## Material supplied
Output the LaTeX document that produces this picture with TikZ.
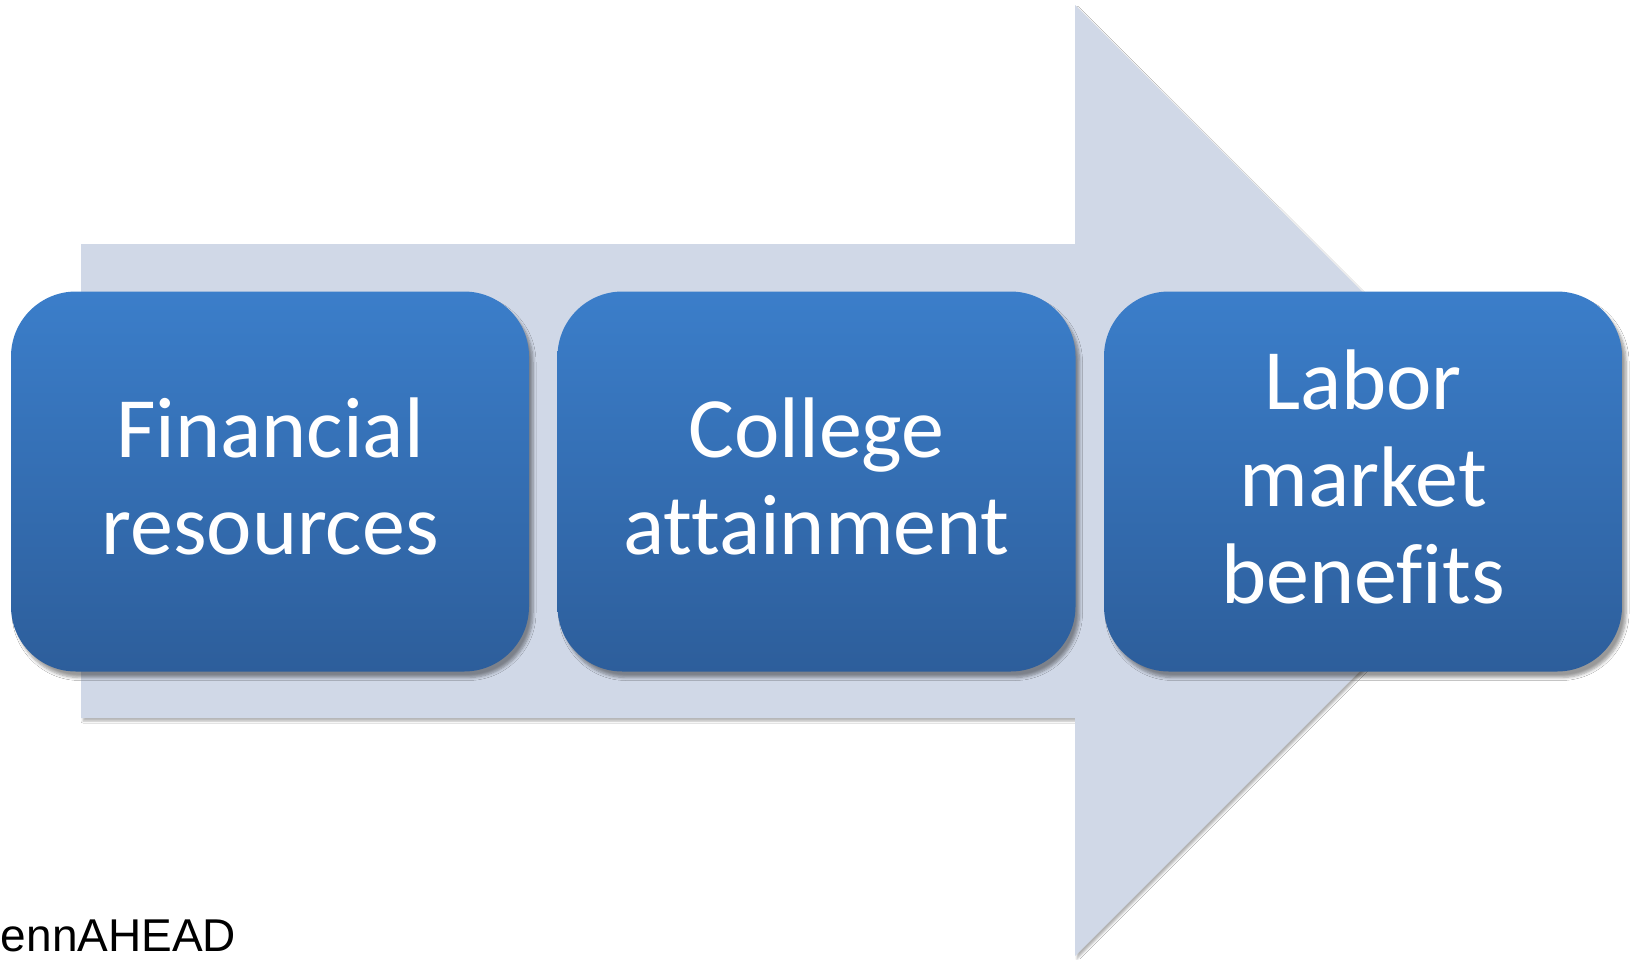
\documentclass[tikz,border=0pt]{standalone}
\usepackage{fontspec}
\setmainfont{Carlito}[Ligatures={NoCommon}]
\newfontfamily\arialfont{Liberation Sans}
\usetikzlibrary{shadows.blur}
\definecolor{arrowfill}{RGB}{208,216,231}
\definecolor{boxtop}{RGB}{59,126,202}
\definecolor{boxbot}{RGB}{45,94,155}
\tikzset{
  stagebox/.style={rounded corners=65pt, top color=boxtop, bottom color=boxbot,
    minimum width=518pt, minimum height=380pt, inner sep=0pt,
    blur shadow={shadow xshift=4pt, shadow yshift=-6pt, shadow blur steps=6, shadow blur radius=3pt, shadow opacity=40}},
  stagetext/.style={text=white, align=center, font=\fontsize{86}{97}\selectfont, inner sep=0pt},
  bigarrow/.style={fill=arrowfill,
    blur shadow={shadow xshift=2pt, shadow yshift=-3pt, shadow blur steps=5, shadow blur radius=2pt, shadow opacity=30}}
}
\begin{document}
\begin{tikzpicture}[x=1pt,y=-1pt]
\useasboundingbox (0,0) rectangle (1633,959);
\fill[white] (0,0) rectangle (1633,959);
\path[bigarrow] (81,244) -- (1075,244) -- (1075,5) -- (1551,480) -- (1075,956) -- (1075,718) -- (81,718) -- cycle;
\node[stagebox] (fin) at (270,481.5) {};
\node[stagebox] (col) at (816.5,481.5) {};
\node[stagebox] (lab) at (1363,481.5) {};
\node[stagetext] (fint) at ([yshift=5pt]fin.center) {Financial\\resources};
\node[stagetext] (colt) at ([yshift=5pt]col.center) {College\\attainment};
\node[stagetext] (labt) at ([yshift=5pt]lab.center) {Labor\\market\\benefits};
\node[anchor=base west, inner sep=0pt, font=\arialfont\fontsize{46}{50}\selectfont] (penn) at (-30,951) {PennAHEAD};
\end{tikzpicture}
\end{document}
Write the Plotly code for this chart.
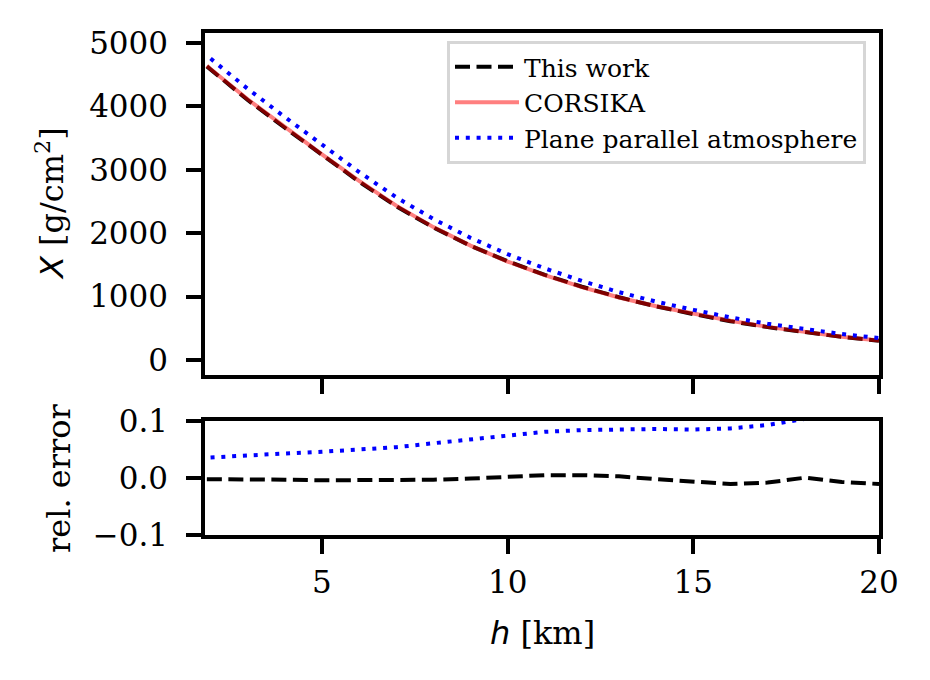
import plotly.graph_objects as go

# ---- data ----
h_model = [1.9, 2, 3, 4, 5, 6, 7, 8, 9, 10, 11, 12, 13, 14, 15, 16, 17, 18, 19, 20]
x_corsika = [4640, 4590, 4113, 3674, 3242, 2824, 2435, 2096, 1804, 1553, 1337,
             1149, 986, 847, 729, 618, 522, 438, 367, 307]
x_this_work = [4631, 4581, 4101, 3663, 3229, 2813, 2425, 2090, 1802, 1556, 1344,
               1155, 989, 845, 724, 612, 518, 438, 364, 304]
err_this_work = [-0.002, -0.002, -0.003, -0.003, -0.004, -0.004, -0.004, -0.003,
                 -0.001, 0.002, 0.005, 0.005, 0.003, -0.002, -0.007, -0.0105,
                 -0.008, 0.0005, -0.007, -0.0105]

h_plane = [2, 3, 4, 5, 6, 7, 8, 9, 10, 11, 12, 13, 14, 15, 16, 17, 18, 19, 20]
x_plane = [4755, 4278, 3832, 3391, 2965, 2566, 2224, 1927, 1669, 1445, 1246,
           1070, 920, 791, 672, 571, 483, 409, 345]
err_plane = [0.036, 0.040, 0.043, 0.046, 0.050, 0.054, 0.061, 0.068, 0.075,
             0.081, 0.084, 0.085, 0.086, 0.085, 0.087, 0.093, 0.103, 0.114, 0.125]

x_ticks = [5, 10, 15, 20]
y_ticks_top = [0, 1000, 2000, 3000, 4000, 5000]
y_ticks_bottom = [-0.1, 0.0, 0.1]

# ---- style ----
W, H = 930, 680
OFF = 8  # page body margin offset compensation (px)
SERIF = "DejaVu Serif"
TICK_FONT = dict(family=SERIF, size=31, color="black")
LW_AX = 3.5
DASH = "15px,6.5px"
DOT = "4px,6.8px"


def px_x(v):
    return (v - OFF) / W


def px_y(v):
    return (H - (v - OFF)) / H


fig = go.Figure()

fig.add_trace(go.Scatter(x=h_model, y=x_this_work, mode="lines", name="This work",
                         line=dict(color="black", width=4, dash=DASH),
                         xaxis="x", yaxis="y"))
fig.add_trace(go.Scatter(x=h_model, y=x_corsika, mode="lines", name="CORSIKA",
                         line=dict(color="rgba(255,0,0,0.5)", width=4),
                         xaxis="x", yaxis="y"))
fig.add_trace(go.Scatter(x=h_plane, y=x_plane, mode="lines",
                         name="Plane parallel atmosphere",
                         line=dict(color="blue", width=4, dash=DOT),
                         xaxis="x", yaxis="y"))

fig.add_trace(go.Scatter(x=h_model, y=err_this_work, mode="lines", showlegend=False,
                         line=dict(color="black", width=4, dash=DASH),
                         xaxis="x2", yaxis="y2"))
fig.add_trace(go.Scatter(x=h_plane, y=err_plane, mode="lines", showlegend=False,
                         line=dict(color="blue", width=4, dash=DOT),
                         xaxis="x2", yaxis="y2"))

xdom = [px_x(205), px_x(879)]
common = dict(showline=True, mirror=True, linewidth=LW_AX, linecolor="black",
              ticks="outside", ticklen=15, tickwidth=LW_AX, tickcolor="black",
              showgrid=False, zeroline=False, tickfont=TICK_FONT, automargin=False)

fig.update_layout(
    template="none",
    width=W, height=H,
    margin=dict(l=0, r=0, t=0, b=0, pad=0, autoexpand=False),
    paper_bgcolor="white", plot_bgcolor="white",
    xaxis=dict(domain=xdom, anchor="y", range=[1.85, 20.0001], tickvals=x_ticks,
               showticklabels=False, **common),
    yaxis=dict(domain=[px_y(375), px_y(33)], anchor="x", range=[-237, 5158],
               tickvals=y_ticks_top, tickformat="d", ticklabelstandoff=12, **common),
    xaxis2=dict(domain=xdom, anchor="y2", range=[1.85, 20.0001], tickvals=x_ticks,
                ticklabelstandoff=2, **common),
    yaxis2=dict(domain=[px_y(535), px_y(421)], anchor="x2",
                range=[-0.10001, 0.10001], tickvals=y_ticks_bottom, tickformat=".1f",
                ticklabelstandoff=12, **common),
    legend=dict(x=px_x(866), y=px_y(41), xanchor="right", yanchor="top",
                bgcolor="white", bordercolor="#d6d6d6", borderwidth=3,
                itemwidth=64,
                font=dict(family=SERIF, size=25, color="black")),
    annotations=[
        dict(text='<span style="font-family:DejaVu Sans"><i>X</i></span> [g/cm<sup>2</sup>]',
             x=px_x(50), y=px_y(204), xref="paper", yref="paper", showarrow=False,
             xanchor="center", yanchor="middle",
             textangle=-90, font=dict(family=SERIF, size=32, color="black")),
        dict(text="rel. error", x=px_x(59), y=px_y(478), xref="paper", yref="paper",
             showarrow=False, textangle=-90, xanchor="center", yanchor="middle",
             font=dict(family=SERIF, size=32, color="black")),
        dict(text='<span style="font-family:DejaVu Sans"><i>h</i></span> [km]',
             x=px_x(542), y=px_y(633), xref="paper", yref="paper", showarrow=False,
             xanchor="center", yanchor="middle",
             font=dict(family=SERIF, size=32, color="black")),
    ],
)

fig.write_html("out.html")
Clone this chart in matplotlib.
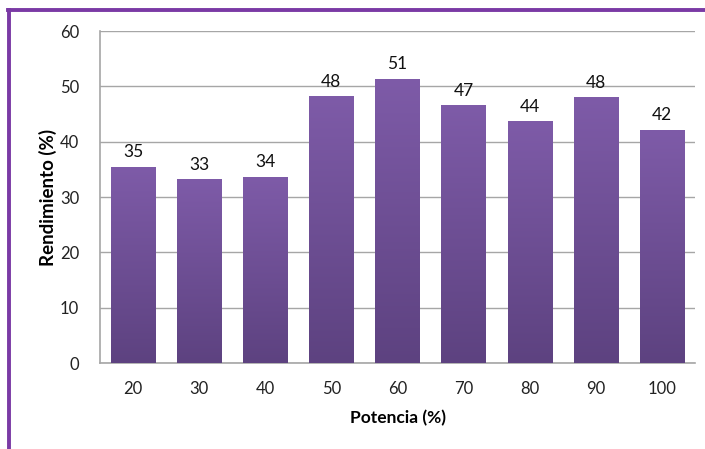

## Work to complete
From the data above, write out everything exactly except the pictures.

## Correct output
Output the LaTeX document that produces this picture with TikZ.
\documentclass[tikz,border=0pt]{standalone}
\usepackage{fontspec}
\setmainfont{Carlito}[Ligatures={NoCommon}]
\newfontfamily\arialfont{Liberation Sans}
\usetikzlibrary{shadows.blur}
\definecolor{arrowfill}{RGB}{208,216,231}
\definecolor{boxtop}{RGB}{59,126,202}
\definecolor{boxbot}{RGB}{45,94,155}
\tikzset{
  stagebox/.style={rounded corners=65pt, top color=boxtop, bottom color=boxbot,
    minimum width=518pt, minimum height=380pt, inner sep=0pt,
    blur shadow={shadow xshift=4pt, shadow yshift=-6pt, shadow blur steps=6, shadow blur radius=3pt, shadow opacity=40}},
  stagetext/.style={text=white, align=center, font=\fontsize{86}{97}\selectfont, inner sep=0pt},
  bigarrow/.style={fill=arrowfill,
    blur shadow={shadow xshift=2pt, shadow yshift=-3pt, shadow blur steps=5, shadow blur radius=2pt, shadow opacity=30}}
}
\begin{document}
\begin{tikzpicture}[x=1pt,y=-1pt]
\useasboundingbox (0,0) rectangle (1633,959);
\fill[white] (0,0) rectangle (1633,959);
\path[bigarrow] (81,244) -- (1075,244) -- (1075,5) -- (1551,480) -- (1075,956) -- (1075,718) -- (81,718) -- cycle;
\node[stagebox] (fin) at (270,481.5) {};
\node[stagebox] (col) at (816.5,481.5) {};
\node[stagebox] (lab) at (1363,481.5) {};
\node[stagetext] (fint) at ([yshift=5pt]fin.center) {Financial\\resources};
\node[stagetext] (colt) at ([yshift=5pt]col.center) {College\\attainment};
\node[stagetext] (labt) at ([yshift=5pt]lab.center) {Labor\\market\\benefits};
\node[anchor=base west, inner sep=0pt, font=\arialfont\fontsize{46}{50}\selectfont] (penn) at (-30,951) {PennAHEAD};
\end{tikzpicture}
\end{document}
Write the Plotly code for this chart.
import plotly.graph_objects as go

# ---- data ----
h_model = [1.9, 2, 3, 4, 5, 6, 7, 8, 9, 10, 11, 12, 13, 14, 15, 16, 17, 18, 19, 20]
x_corsika = [4640, 4590, 4113, 3674, 3242, 2824, 2435, 2096, 1804, 1553, 1337,
             1149, 986, 847, 729, 618, 522, 438, 367, 307]
x_this_work = [4631, 4581, 4101, 3663, 3229, 2813, 2425, 2090, 1802, 1556, 1344,
               1155, 989, 845, 724, 612, 518, 438, 364, 304]
err_this_work = [-0.002, -0.002, -0.003, -0.003, -0.004, -0.004, -0.004, -0.003,
                 -0.001, 0.002, 0.005, 0.005, 0.003, -0.002, -0.007, -0.0105,
                 -0.008, 0.0005, -0.007, -0.0105]

h_plane = [2, 3, 4, 5, 6, 7, 8, 9, 10, 11, 12, 13, 14, 15, 16, 17, 18, 19, 20]
x_plane = [4755, 4278, 3832, 3391, 2965, 2566, 2224, 1927, 1669, 1445, 1246,
           1070, 920, 791, 672, 571, 483, 409, 345]
err_plane = [0.036, 0.040, 0.043, 0.046, 0.050, 0.054, 0.061, 0.068, 0.075,
             0.081, 0.084, 0.085, 0.086, 0.085, 0.087, 0.093, 0.103, 0.114, 0.125]

x_ticks = [5, 10, 15, 20]
y_ticks_top = [0, 1000, 2000, 3000, 4000, 5000]
y_ticks_bottom = [-0.1, 0.0, 0.1]

# ---- style ----
W, H = 930, 680
OFF = 8  # page body margin offset compensation (px)
SERIF = "DejaVu Serif"
TICK_FONT = dict(family=SERIF, size=31, color="black")
LW_AX = 3.5
DASH = "15px,6.5px"
DOT = "4px,6.8px"


def px_x(v):
    return (v - OFF) / W


def px_y(v):
    return (H - (v - OFF)) / H


fig = go.Figure()

fig.add_trace(go.Scatter(x=h_model, y=x_this_work, mode="lines", name="This work",
                         line=dict(color="black", width=4, dash=DASH),
                         xaxis="x", yaxis="y"))
fig.add_trace(go.Scatter(x=h_model, y=x_corsika, mode="lines", name="CORSIKA",
                         line=dict(color="rgba(255,0,0,0.5)", width=4),
                         xaxis="x", yaxis="y"))
fig.add_trace(go.Scatter(x=h_plane, y=x_plane, mode="lines",
                         name="Plane parallel atmosphere",
                         line=dict(color="blue", width=4, dash=DOT),
                         xaxis="x", yaxis="y"))

fig.add_trace(go.Scatter(x=h_model, y=err_this_work, mode="lines", showlegend=False,
                         line=dict(color="black", width=4, dash=DASH),
                         xaxis="x2", yaxis="y2"))
fig.add_trace(go.Scatter(x=h_plane, y=err_plane, mode="lines", showlegend=False,
                         line=dict(color="blue", width=4, dash=DOT),
                         xaxis="x2", yaxis="y2"))

xdom = [px_x(205), px_x(879)]
common = dict(showline=True, mirror=True, linewidth=LW_AX, linecolor="black",
              ticks="outside", ticklen=15, tickwidth=LW_AX, tickcolor="black",
              showgrid=False, zeroline=False, tickfont=TICK_FONT, automargin=False)

fig.update_layout(
    template="none",
    width=W, height=H,
    margin=dict(l=0, r=0, t=0, b=0, pad=0, autoexpand=False),
    paper_bgcolor="white", plot_bgcolor="white",
    xaxis=dict(domain=xdom, anchor="y", range=[1.85, 20.0001], tickvals=x_ticks,
               showticklabels=False, **common),
    yaxis=dict(domain=[px_y(375), px_y(33)], anchor="x", range=[-237, 5158],
               tickvals=y_ticks_top, tickformat="d", ticklabelstandoff=12, **common),
    xaxis2=dict(domain=xdom, anchor="y2", range=[1.85, 20.0001], tickvals=x_ticks,
                ticklabelstandoff=2, **common),
    yaxis2=dict(domain=[px_y(535), px_y(421)], anchor="x2",
                range=[-0.10001, 0.10001], tickvals=y_ticks_bottom, tickformat=".1f",
                ticklabelstandoff=12, **common),
    legend=dict(x=px_x(866), y=px_y(41), xanchor="right", yanchor="top",
                bgcolor="white", bordercolor="#d6d6d6", borderwidth=3,
                itemwidth=64,
                font=dict(family=SERIF, size=25, color="black")),
    annotations=[
        dict(text='<span style="font-family:DejaVu Sans"><i>X</i></span> [g/cm<sup>2</sup>]',
             x=px_x(50), y=px_y(204), xref="paper", yref="paper", showarrow=False,
             xanchor="center", yanchor="middle",
             textangle=-90, font=dict(family=SERIF, size=32, color="black")),
        dict(text="rel. error", x=px_x(59), y=px_y(478), xref="paper", yref="paper",
             showarrow=False, textangle=-90, xanchor="center", yanchor="middle",
             font=dict(family=SERIF, size=32, color="black")),
        dict(text='<span style="font-family:DejaVu Sans"><i>h</i></span> [km]',
             x=px_x(542), y=px_y(633), xref="paper", yref="paper", showarrow=False,
             xanchor="center", yanchor="middle",
             font=dict(family=SERIF, size=32, color="black")),
    ],
)

fig.write_html("out.html")
Clone this chart in matplotlib.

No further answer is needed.